Revanchist

September 17, 2009

It is a great day when I come across a word I never even thought I saw at any point in my life.  Usually, it is a word that I’ve heard hundreds of times but never could define.  If I do chance across a word I’ve never seen, it usually relates to geology or some strange philosophical issue.  Reading John Le Carré’s The Spy Who Came In From The Cold, gave me a genuine new word that I might actually use.

A revanchist is a person who believes in revanchism (duh!).  Revanchism is the policy of revenge, particularly in the sense of regaining lost territory.  The term, appropriately was coined in the 1920s.  With World War I at its end, immediately countries began considering taking back what was once theirs.  After the second world war, the term continued its use as countries beyond the Iron Curtain planned for ways to liberate East Germany from Soviet control.  The word presents infinite usages.  I, myself, am already planning to take back control of the near side of the bed from my wife.


Mackintosh

September 16, 2009

A word I hardly think of anymore until I came across it in John le Carré’s The Spy Who Came In From The Cold.

First, it’s an apple, but I don’t know anything about apples.  I can identify a granny smith (who can’t?), and maybe a red delicious (it’s red, right?), but a mackintosh? Here‘s a google image.  I guess this is what I imagined they look like.

Does anyone thing of the Apple computer as a Mackintosh any more? I remember I did when they were still little white boxes.  We still called them Mackintoshs back then.  Now, even with the iconic Apple glowing at me from my laptop, I still had to force myself to remember that Mac is an abbreviation.

For the Brits, though, a Mackintosh is something completely different.  It’s a long rubberized raincoat.  It gets its name from Charles Macintosh, the Scot who patented it.  I’m still not sure if it is just a British name for any raincoat or a particular kind.  Life magazine suggests it’s just any old raincoat.  Here’s a photo.


Superannuate

September 15, 2009

OH MAN! Wrote this and totally forgot to post it.

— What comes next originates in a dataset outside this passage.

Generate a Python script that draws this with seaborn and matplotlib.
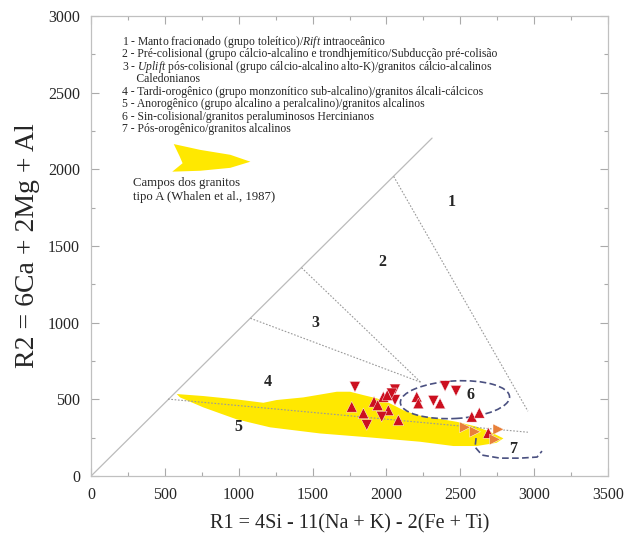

As much as I’m into detective novels, I am just not that excited about spy novels. It has something to do with my interest in the hero who doesn’t work for the government. Hence, the private detective is my favorite, the disillusioned police detective comes in second. By the time you get to the spy, who represents the deepest levels of government involvement, I’m just much less interested.

All that said, John Le Carré is supposed to be a master, so I started with The Spy Who Came In From The Cold. Liked it, didn’t love it, but it gave me a slew of words that will dominate this week’s list.

Superannuate — a word that I couldn’t figure out the meaning of at all despite all my Latin.  Super for “over.” Annus for “year.”  Only when I looked it up did I find that it means to retire someone, particularly with a pension.  As an adjective, it means something that is obsolete with age (I guess making it a slightly more specific choice than obsolete).